Kaveri is on FM2+. The primary difference appears to be PCIe3.
There may be some electrical changes, but nothing so different as to break backwards compatibility.
The number of pins differs by two.
You don't think FM2+ could leave some headroom for Hypermemory or a full-on GDDR5 memory controller?
Neither is entirely up to the socket, although it depends on how it allocates its pinout. At least with Kaveri and with backwards compatibility we see that we are not getting either, so the pins aren't doing things that much differently from FM2.
So thinking this through:
- AMD has the IP, time and manpower investment to build iGPUs that are much superior to aything we'll ever see from Intel - from hardware to driver development to developer relations. They have already built two x86 SoCs with such iGPUs throughout 2011/2012 (PS4 and Xbone).
Per their investor PR, the nice thing about semi-custom is that AMD doesn't invest the
money necessary to engineer those products.
- AMD has already invested a lot in solving the memory-bandwidth limitation for high-performance iGPUs (PS4 and Xbone) in two different ways (GDDR5 in one, large cache in other).
The GDDR5 is leverages technology that AMD has had for years. I'm actually curious as to how differently the controllers are for the DDR3 in Durango versus the GDDR5 for Orbis, since there are GPUs that freely use either.
The volumes and cost for cheap or large-volume OEMs are uncertain.
Large on-die memory has historically not been a good solution for the more varied resolutions of the PC market or the lack of a fixed software platform that can keep track of it.

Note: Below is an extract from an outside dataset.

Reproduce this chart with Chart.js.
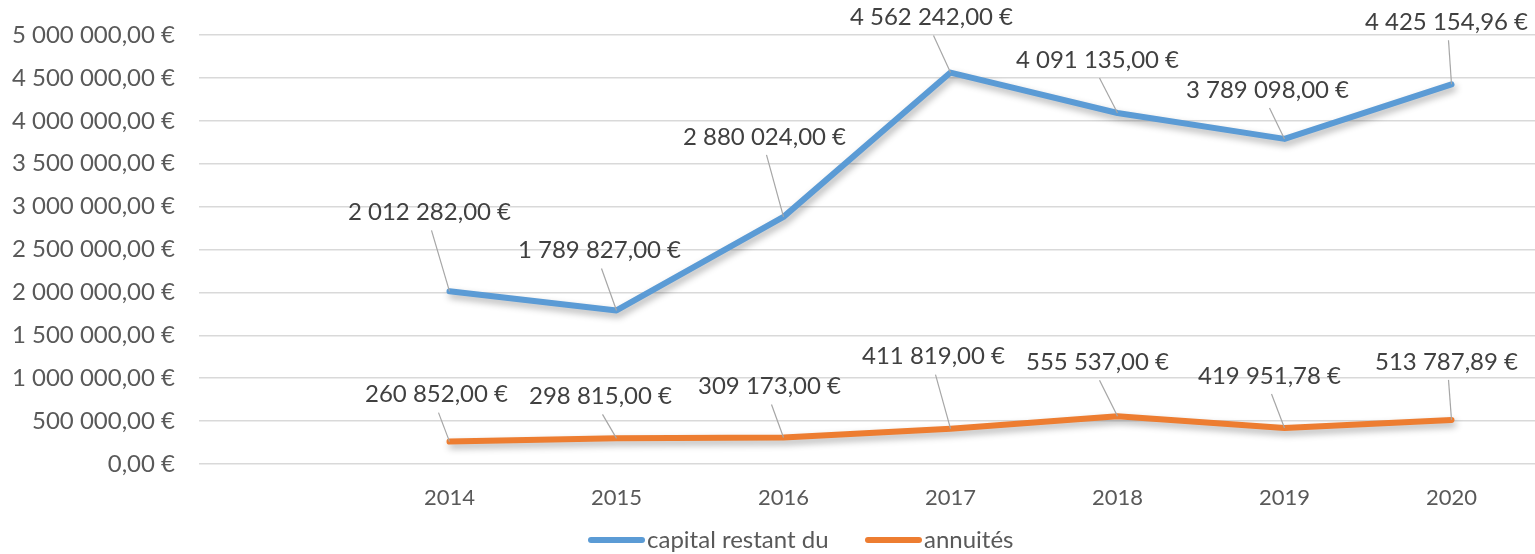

- And then, AMD will rather prefer to quit the PC business than to take the necessary measures to keep being competitive, with most of them having been adopted in mass-production?
Both are mass-produced, but in the realm of mass production the consoles are not in the same order of magnitude as what AMD's non-console chips have in volume.
PC volumes, even with AMD's weaker share, are likely to exceed the lifetime production of a console in about a year or two. (edit: The upper bound probably depends more on how you count the cat family's product mix.)
Perhaps more critical is that non-custom APUs don't have an outside party footing the bill for their development and production, and AMD has to manage inventory and channel risks.